Hayabusa-2, Japan’s asteroid-orbiting probe, has put another miniature lander on the surface of Ryugu.
The box-shaped lander, Mobile Asteroid Surface Scout, or MASCOT, was designed by a team of engineers from Germany and France.
Engineers at the German Aerospace Center, DLR, confirmed MASCOT’s safe landing on the asteroid’s surface.
“It could not have gone better,” MASCOT project manager Tra-Mi Ho, scientist at the DLR Institute of Space Systems, said in a news release. “From the lander’s telemetry, we were able to see that it separated from the mothercraft, and made contact with the asteroid surface approximately 20 minutes later.”
The German space agency shared images captured by MASCOT on Twitter.
Hello #Earth, hello @haya2kun! I promised to send you some pictures of #Ryugu so here’s a shot I took during my descent. Can you spot my shadow? #AsteroidLanding pic.twitter.com/dmcilFl5ms- MASCOT Lander (@MASCOT2018) October 3, 2018
MASCOT is outfitted with a small infrared spectroscopic microscope, designed to analyze the composition of Ryugu’s surface.
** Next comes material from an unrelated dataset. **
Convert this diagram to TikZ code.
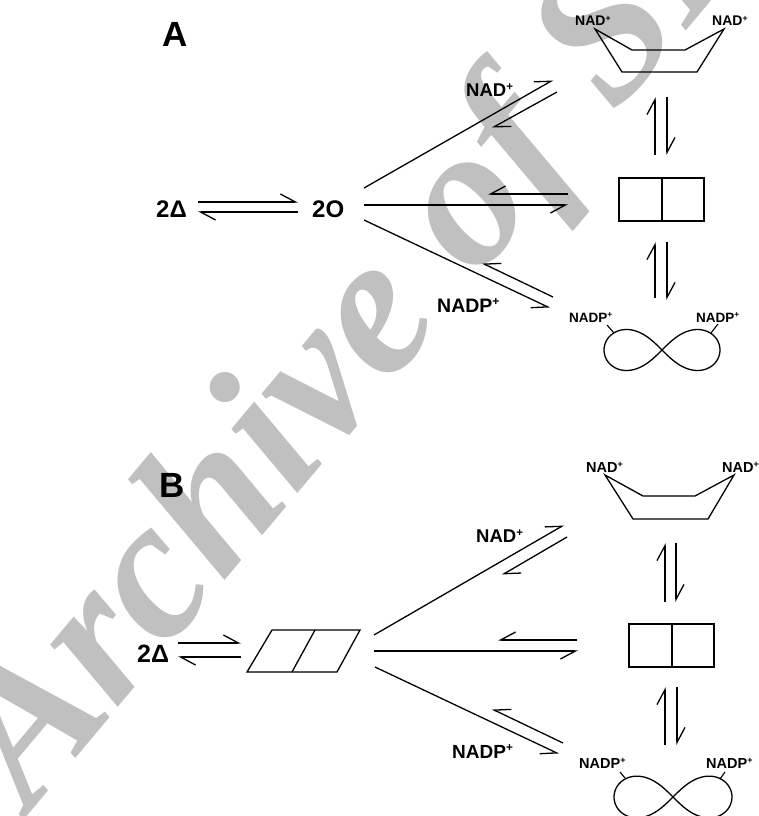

MASCOT also boasts a thermal radiometer to measure electromagnetic radiation and magnetometer to detect magnetic fields.
Like the two MINERVA-II1 rovers dropped to Ryugu last month, MASCOT has a hopping function to help it move across the asteroid. It can also hop to reorient itself, so its communication antenna is facing Hayabusa-2.
Scientists believe Ryugu was formed not long after the birth of the solar system and could offer scientists insights into how the solar system formed and evolved.
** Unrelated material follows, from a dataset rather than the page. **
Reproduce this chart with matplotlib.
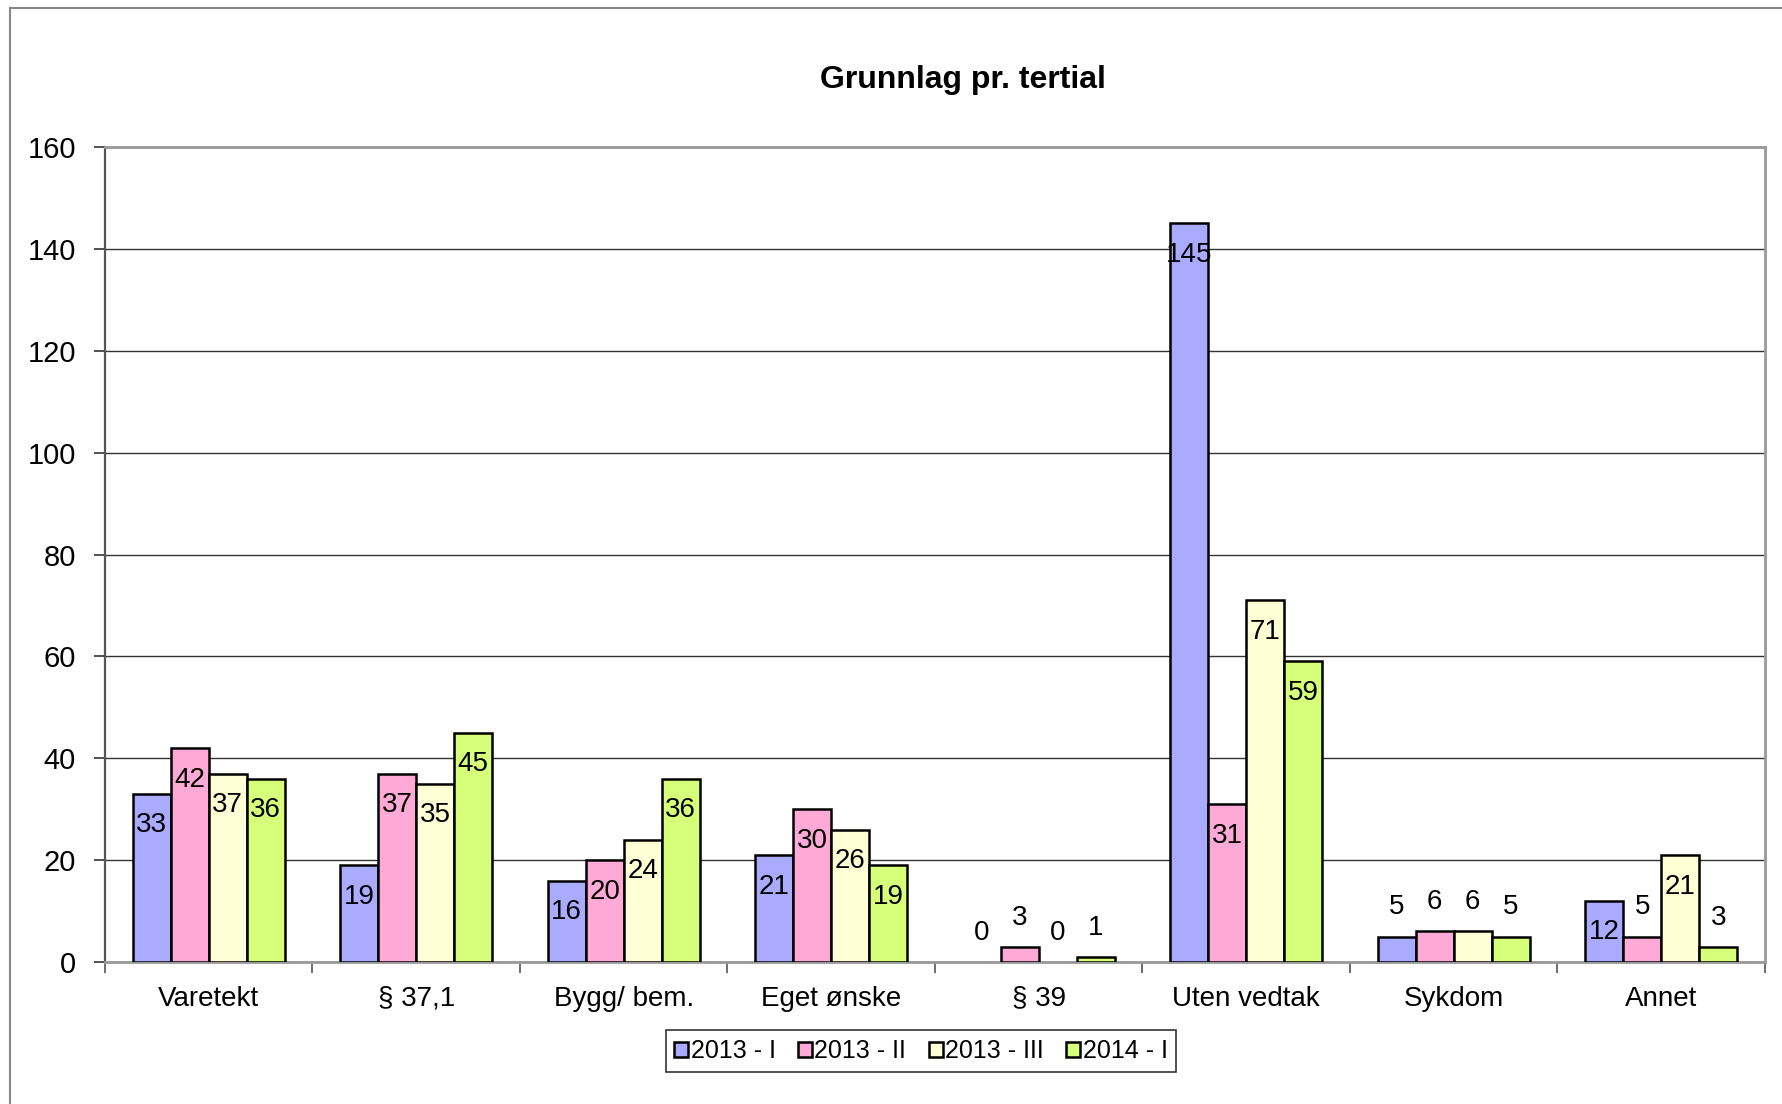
import matplotlib
matplotlib.use('Agg')
import matplotlib.pyplot as plt
from matplotlib.lines import Line2D
import numpy as np

plt.rcParams['font.family'] = ['Liberation Sans', 'DejaVu Sans']

# Data
kategorier = ['Varetekt', '§ 37,1', 'Bygg/ bem.', 'Eget ønske', '§ 39', 'Uten vedtak', 'Sykdom', 'Annet']
serier = ['2013 - I', '2013 - II', '2013 - III', '2014 - I']
t2013_1 = [33, 19, 16, 21, 0, 145, 5, 12]
t2013_2 = [42, 37, 20, 30, 3, 31, 6, 5]
t2013_3 = [37, 35, 24, 26, 0, 71, 6, 21]
t2014_1 = [36, 45, 36, 19, 1, 59, 5, 3]
farger = ['#AAAAFF', '#FFAAD6', '#FFFFD6', '#D6FF7A']

W, H = 1783, 1104
fig = plt.figure(figsize=(W / 100, H / 100), dpi=100)
ax = fig.add_axes([105 / W, 1 - 962 / H, 1660 / W, 815 / H])

# ytre ramme rundt diagrammet
fig.add_artist(Line2D([10 / W, 1.0], [1 - 8 / H, 1 - 8 / H], transform=fig.transFigure,
                      color='#888888', lw=1.5))
fig.add_artist(Line2D([10 / W, 10 / W], [1 - 8 / H, 0.0], transform=fig.transFigure,
                      color='#888888', lw=1.5))

x = np.arange(len(kategorier))
bw = 0.183
alle = [t2013_1, t2013_2, t2013_3, t2014_1]
for i, (verdier, navn, farge) in enumerate(zip(alle, serier, farger)):
    pos = x + (i - 1.5) * bw
    kanter = ['black' if v > 0 else 'none' for v in verdier]
    ax.bar(pos, verdier, width=bw, color=farge, edgecolor=kanter, linewidth=1.8,
           label=navn, zorder=3)
    for px, v in zip(pos, verdier):
        if v >= 10:
            ty = v - 6.2
        else:
            ty = v + 5.7
        ax.text(px, ty, str(v), ha='center', va='center', fontsize=20, zorder=4)

ax.set_xlim(-0.5, len(kategorier) - 0.5)
ax.set_ylim(0, 160)
ax.set_yticks(np.arange(0, 161, 20))
ax.yaxis.grid(True, color='#333333', linewidth=1.0, zorder=0)
ax.set_axisbelow(True)

ax.set_xticks(np.arange(len(kategorier) + 1) - 0.5)
ax.set_xticklabels([])
ax.set_xticks(x, minor=True)
ax.set_xticklabels(kategorier, minor=True, fontsize=20)
ax.tick_params(axis='x', which='minor', length=0, pad=17)
ax.tick_params(axis='x', which='major', length=8, width=1.2, color='#555555', direction='out')
ax.tick_params(axis='y', length=8, width=1.2, color='#333333', labelsize=21, pad=13)

for side in ['top', 'right', 'bottom']:
    ax.spines[side].set_color('#999999')
    ax.spines[side].set_linewidth(2)
ax.spines['left'].set_color('#555555')
ax.spines['left'].set_linewidth(1.6)

fig.text(963 / W, 1 - 80 / H, 'Grunnlag pr. tertial', ha='center', va='center',
         fontsize=23, fontweight='bold')

leg = fig.legend(loc='center', bbox_to_anchor=(921 / W, 1 - 1051 / H), ncol=4,
                 fontsize=18, frameon=True, fancybox=False, edgecolor='black',
                 handlelength=0.55, handleheight=0.55, handletextpad=0.1,
                 columnspacing=0.9, borderpad=0.35)
leg.get_frame().set_linewidth(1.2)

fig.savefig('out.png', dpi=100)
“With MASCOT, we have the unique opportunity to study the Solar System’s most primordial material directly on an asteroid,” said DLR planetary researcher Ralf Jaumann. “Asteroids are very primordial celestial bodies.”
Hayabusa-2 is done releasing its litter of landers, but at the end of the month, the probe will descend to surface level, using a robotic arm to collect surface materials from the asteroid’s surface. The samples will be returned to Earth for analysis.